Material for the task:
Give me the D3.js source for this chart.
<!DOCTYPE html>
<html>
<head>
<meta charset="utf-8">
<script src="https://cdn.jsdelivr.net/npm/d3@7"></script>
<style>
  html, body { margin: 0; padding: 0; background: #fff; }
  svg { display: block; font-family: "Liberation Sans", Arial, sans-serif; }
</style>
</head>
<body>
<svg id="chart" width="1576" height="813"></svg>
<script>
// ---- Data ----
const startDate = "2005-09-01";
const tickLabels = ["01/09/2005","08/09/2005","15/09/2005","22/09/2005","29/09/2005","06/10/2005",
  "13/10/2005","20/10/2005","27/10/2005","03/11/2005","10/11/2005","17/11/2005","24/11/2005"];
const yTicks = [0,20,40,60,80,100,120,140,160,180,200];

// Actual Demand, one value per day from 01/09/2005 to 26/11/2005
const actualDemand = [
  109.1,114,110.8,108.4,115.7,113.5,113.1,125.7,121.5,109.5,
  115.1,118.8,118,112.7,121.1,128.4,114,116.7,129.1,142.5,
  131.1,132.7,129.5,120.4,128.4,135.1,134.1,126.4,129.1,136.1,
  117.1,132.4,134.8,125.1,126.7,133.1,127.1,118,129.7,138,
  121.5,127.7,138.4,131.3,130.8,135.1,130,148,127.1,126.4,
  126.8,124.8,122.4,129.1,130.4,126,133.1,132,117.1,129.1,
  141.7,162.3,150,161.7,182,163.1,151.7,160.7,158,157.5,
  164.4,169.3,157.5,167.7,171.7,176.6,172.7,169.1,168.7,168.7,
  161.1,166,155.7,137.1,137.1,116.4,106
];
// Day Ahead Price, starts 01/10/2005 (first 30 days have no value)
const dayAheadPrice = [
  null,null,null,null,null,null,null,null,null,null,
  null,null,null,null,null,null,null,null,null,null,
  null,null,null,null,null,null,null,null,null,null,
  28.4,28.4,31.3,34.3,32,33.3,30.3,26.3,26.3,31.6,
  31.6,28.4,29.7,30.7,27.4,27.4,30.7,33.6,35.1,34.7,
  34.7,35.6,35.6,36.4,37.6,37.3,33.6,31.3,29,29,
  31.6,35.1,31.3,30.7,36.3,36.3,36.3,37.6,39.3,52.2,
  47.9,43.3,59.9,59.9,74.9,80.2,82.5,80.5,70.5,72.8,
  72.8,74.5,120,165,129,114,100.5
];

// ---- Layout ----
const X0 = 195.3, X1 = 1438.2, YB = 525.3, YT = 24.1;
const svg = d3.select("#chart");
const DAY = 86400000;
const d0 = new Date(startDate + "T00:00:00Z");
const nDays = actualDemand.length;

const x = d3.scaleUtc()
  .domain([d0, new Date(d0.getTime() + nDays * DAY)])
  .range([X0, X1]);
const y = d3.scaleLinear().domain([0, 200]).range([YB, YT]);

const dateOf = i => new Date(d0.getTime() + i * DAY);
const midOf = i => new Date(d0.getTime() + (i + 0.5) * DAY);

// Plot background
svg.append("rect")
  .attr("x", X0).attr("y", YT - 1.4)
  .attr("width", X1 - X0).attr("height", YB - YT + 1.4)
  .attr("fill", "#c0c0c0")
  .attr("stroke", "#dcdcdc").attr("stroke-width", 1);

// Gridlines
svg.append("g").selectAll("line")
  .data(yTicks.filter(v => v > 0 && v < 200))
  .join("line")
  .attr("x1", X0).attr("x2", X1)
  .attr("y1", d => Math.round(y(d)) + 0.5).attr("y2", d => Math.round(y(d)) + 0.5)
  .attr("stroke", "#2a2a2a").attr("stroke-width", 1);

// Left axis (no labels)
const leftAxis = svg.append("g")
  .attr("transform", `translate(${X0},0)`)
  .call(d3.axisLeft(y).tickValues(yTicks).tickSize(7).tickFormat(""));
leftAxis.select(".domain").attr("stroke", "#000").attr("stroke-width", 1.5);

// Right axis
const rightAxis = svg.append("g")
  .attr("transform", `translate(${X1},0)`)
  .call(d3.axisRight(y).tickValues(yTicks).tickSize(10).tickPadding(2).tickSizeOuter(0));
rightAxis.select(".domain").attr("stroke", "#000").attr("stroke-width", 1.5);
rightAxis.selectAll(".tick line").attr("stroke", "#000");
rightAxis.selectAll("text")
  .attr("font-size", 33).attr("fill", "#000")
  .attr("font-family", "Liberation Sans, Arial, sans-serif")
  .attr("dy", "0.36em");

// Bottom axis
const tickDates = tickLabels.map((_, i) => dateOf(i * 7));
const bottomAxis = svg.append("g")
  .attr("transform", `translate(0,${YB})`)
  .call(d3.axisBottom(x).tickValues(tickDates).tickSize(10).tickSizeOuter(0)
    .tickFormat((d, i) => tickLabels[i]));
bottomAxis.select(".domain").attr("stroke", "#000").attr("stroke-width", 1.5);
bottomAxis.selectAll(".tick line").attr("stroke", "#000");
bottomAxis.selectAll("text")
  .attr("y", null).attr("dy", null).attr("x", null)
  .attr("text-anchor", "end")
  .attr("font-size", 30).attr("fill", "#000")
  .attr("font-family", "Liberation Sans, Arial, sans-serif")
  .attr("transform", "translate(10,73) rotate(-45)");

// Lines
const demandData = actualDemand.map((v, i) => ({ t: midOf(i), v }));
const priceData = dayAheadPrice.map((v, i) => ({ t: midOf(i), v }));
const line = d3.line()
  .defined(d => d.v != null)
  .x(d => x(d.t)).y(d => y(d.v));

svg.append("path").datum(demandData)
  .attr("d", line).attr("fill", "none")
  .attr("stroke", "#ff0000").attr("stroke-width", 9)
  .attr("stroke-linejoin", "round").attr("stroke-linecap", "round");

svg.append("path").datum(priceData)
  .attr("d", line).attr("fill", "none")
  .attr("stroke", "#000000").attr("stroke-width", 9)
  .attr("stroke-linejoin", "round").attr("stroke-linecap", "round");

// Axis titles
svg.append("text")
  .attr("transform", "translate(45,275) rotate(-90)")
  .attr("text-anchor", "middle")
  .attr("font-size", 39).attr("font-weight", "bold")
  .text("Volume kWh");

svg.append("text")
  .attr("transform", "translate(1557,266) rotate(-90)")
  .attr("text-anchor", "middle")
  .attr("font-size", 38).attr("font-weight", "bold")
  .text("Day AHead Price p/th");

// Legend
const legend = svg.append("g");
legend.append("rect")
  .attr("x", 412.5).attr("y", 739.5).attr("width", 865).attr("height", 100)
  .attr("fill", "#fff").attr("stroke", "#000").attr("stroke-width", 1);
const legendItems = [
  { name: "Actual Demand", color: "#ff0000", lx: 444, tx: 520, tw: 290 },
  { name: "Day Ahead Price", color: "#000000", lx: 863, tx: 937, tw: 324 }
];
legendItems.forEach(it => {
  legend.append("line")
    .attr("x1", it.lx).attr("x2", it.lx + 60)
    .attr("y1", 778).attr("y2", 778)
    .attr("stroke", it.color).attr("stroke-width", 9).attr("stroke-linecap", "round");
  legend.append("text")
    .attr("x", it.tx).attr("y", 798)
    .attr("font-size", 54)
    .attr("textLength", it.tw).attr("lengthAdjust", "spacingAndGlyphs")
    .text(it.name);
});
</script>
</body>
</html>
--
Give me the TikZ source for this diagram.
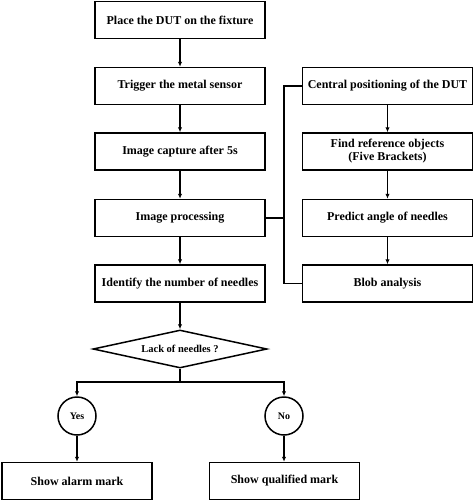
==
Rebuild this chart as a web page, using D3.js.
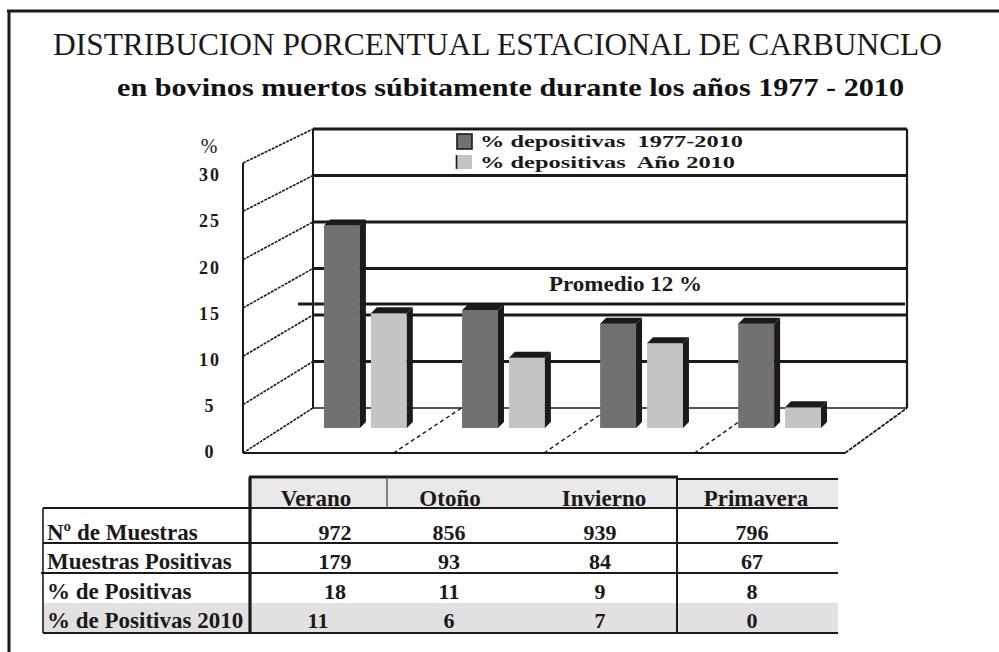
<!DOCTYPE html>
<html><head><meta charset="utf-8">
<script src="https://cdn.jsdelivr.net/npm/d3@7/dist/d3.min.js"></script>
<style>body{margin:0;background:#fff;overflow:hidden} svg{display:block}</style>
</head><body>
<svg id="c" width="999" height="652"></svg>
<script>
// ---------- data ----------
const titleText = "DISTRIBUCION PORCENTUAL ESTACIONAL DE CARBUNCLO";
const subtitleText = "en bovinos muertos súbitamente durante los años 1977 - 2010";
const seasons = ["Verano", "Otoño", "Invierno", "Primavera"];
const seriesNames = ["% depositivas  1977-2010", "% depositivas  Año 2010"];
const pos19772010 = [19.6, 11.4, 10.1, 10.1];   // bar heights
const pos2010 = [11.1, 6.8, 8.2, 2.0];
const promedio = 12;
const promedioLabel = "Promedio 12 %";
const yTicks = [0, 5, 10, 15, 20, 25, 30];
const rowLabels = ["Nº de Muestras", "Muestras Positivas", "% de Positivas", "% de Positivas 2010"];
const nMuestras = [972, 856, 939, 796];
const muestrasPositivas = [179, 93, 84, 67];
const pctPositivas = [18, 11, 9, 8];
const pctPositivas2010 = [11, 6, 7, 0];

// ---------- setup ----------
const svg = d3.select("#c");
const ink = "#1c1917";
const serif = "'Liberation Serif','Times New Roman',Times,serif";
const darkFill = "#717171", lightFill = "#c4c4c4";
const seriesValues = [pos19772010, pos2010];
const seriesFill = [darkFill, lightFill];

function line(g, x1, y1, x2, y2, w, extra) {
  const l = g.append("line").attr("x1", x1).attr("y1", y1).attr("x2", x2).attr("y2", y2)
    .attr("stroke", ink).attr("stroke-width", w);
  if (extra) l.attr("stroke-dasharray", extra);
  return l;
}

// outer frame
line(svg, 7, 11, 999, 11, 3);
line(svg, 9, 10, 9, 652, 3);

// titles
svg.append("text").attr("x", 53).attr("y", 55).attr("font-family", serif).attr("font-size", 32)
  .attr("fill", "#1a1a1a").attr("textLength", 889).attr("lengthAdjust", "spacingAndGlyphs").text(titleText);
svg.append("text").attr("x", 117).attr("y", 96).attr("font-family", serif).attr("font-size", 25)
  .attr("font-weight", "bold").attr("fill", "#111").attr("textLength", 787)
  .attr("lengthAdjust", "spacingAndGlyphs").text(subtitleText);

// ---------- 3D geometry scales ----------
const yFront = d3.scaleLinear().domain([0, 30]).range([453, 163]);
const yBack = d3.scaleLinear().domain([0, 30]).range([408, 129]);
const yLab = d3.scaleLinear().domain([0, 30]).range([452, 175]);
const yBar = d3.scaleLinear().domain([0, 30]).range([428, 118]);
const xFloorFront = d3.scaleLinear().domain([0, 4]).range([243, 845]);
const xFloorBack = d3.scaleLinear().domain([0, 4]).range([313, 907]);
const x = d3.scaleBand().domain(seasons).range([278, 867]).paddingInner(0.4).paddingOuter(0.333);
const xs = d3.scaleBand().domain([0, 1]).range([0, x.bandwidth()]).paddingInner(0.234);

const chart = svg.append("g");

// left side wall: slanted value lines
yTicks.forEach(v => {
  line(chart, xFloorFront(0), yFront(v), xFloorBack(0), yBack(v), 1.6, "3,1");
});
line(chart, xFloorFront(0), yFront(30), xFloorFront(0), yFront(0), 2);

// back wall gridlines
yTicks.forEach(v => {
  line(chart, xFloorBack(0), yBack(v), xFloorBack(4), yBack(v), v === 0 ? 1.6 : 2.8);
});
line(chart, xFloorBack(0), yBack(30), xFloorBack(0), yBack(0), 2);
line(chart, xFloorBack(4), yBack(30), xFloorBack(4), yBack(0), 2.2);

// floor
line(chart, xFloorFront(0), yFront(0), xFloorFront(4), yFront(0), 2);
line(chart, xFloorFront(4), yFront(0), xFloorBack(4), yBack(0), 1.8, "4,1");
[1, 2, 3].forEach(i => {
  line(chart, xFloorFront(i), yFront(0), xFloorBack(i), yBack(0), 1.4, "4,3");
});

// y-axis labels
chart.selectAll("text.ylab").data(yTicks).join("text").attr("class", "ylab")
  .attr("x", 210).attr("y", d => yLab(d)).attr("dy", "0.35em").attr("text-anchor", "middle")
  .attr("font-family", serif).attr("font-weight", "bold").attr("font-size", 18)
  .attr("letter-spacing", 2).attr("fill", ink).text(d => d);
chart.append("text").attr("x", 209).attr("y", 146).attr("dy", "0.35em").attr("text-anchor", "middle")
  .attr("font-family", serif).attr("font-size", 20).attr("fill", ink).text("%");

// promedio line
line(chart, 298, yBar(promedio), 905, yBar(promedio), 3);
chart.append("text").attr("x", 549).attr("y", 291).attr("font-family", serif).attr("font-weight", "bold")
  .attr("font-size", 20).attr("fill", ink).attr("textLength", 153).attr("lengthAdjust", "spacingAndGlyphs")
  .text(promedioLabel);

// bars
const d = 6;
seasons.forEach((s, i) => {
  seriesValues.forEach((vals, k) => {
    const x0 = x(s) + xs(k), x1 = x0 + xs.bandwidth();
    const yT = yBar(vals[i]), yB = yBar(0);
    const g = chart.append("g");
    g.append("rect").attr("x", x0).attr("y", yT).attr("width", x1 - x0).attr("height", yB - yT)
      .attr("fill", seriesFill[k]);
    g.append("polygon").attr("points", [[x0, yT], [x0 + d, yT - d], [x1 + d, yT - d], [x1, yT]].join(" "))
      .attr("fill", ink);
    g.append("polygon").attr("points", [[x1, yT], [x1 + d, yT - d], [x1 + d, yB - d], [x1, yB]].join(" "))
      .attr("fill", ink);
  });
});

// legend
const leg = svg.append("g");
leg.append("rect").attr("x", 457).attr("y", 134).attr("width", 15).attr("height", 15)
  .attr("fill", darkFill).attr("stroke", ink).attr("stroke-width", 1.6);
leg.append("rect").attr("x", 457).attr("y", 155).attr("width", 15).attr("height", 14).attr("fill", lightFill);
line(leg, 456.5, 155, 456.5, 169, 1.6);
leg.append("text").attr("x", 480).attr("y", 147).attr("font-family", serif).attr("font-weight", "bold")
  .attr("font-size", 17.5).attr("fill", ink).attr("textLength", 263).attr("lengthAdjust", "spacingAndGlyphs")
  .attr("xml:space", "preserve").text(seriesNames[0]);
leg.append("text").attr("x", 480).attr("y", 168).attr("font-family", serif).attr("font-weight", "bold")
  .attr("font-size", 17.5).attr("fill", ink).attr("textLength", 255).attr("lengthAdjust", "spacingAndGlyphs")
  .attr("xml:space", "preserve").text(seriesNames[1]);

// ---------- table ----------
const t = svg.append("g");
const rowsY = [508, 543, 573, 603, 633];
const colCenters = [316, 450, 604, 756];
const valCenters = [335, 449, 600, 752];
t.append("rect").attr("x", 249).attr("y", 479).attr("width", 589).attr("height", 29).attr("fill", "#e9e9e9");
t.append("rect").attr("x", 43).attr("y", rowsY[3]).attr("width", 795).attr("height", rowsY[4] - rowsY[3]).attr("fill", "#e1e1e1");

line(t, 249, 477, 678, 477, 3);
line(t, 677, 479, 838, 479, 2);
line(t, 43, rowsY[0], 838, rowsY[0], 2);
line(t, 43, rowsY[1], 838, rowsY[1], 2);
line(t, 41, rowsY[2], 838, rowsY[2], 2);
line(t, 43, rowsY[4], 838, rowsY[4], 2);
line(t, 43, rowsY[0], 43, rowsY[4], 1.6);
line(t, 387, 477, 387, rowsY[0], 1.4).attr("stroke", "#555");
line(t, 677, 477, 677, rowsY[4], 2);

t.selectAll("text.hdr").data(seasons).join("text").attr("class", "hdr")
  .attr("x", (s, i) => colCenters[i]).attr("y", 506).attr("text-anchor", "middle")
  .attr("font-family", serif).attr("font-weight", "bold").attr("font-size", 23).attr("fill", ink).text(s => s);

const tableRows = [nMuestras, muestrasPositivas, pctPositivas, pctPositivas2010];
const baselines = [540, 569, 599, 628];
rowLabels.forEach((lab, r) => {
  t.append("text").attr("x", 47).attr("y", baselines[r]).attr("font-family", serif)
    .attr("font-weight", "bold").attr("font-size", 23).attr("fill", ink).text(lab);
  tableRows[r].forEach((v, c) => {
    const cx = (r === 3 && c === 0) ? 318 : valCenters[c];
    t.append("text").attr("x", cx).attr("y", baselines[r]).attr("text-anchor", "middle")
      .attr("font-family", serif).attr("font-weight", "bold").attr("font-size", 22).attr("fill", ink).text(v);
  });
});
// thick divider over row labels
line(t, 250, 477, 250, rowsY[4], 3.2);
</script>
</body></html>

Aim: Transcribe word for word the lines from the one holding "Give me the D3.js source for this chart." through the one holding "const yTicks = [0,20,40,60,80,100,120,140,160,180,200];". Include both, and add nothing.

Output for this exercise:
Give me the D3.js source for this chart.
<!DOCTYPE html>
<html>
<head>
<meta charset="utf-8">
<script src="https://cdn.jsdelivr.net/npm/d3@7"></script>
<style>
  html, body { margin: 0; padding: 0; background: #fff; }
  svg { display: block; font-family: "Liberation Sans", Arial, sans-serif; }
</style>
</head>
<body>
<svg id="chart" width="1576" height="813"></svg>
<script>
// ---- Data ----
const startDate = "2005-09-01";
const tickLabels = ["01/09/2005","08/09/2005","15/09/2005","22/09/2005","29/09/2005","06/10/2005",
  "13/10/2005","20/10/2005","27/10/2005","03/11/2005","10/11/2005","17/11/2005","24/11/2005"];
const yTicks = [0,20,40,60,80,100,120,140,160,180,200];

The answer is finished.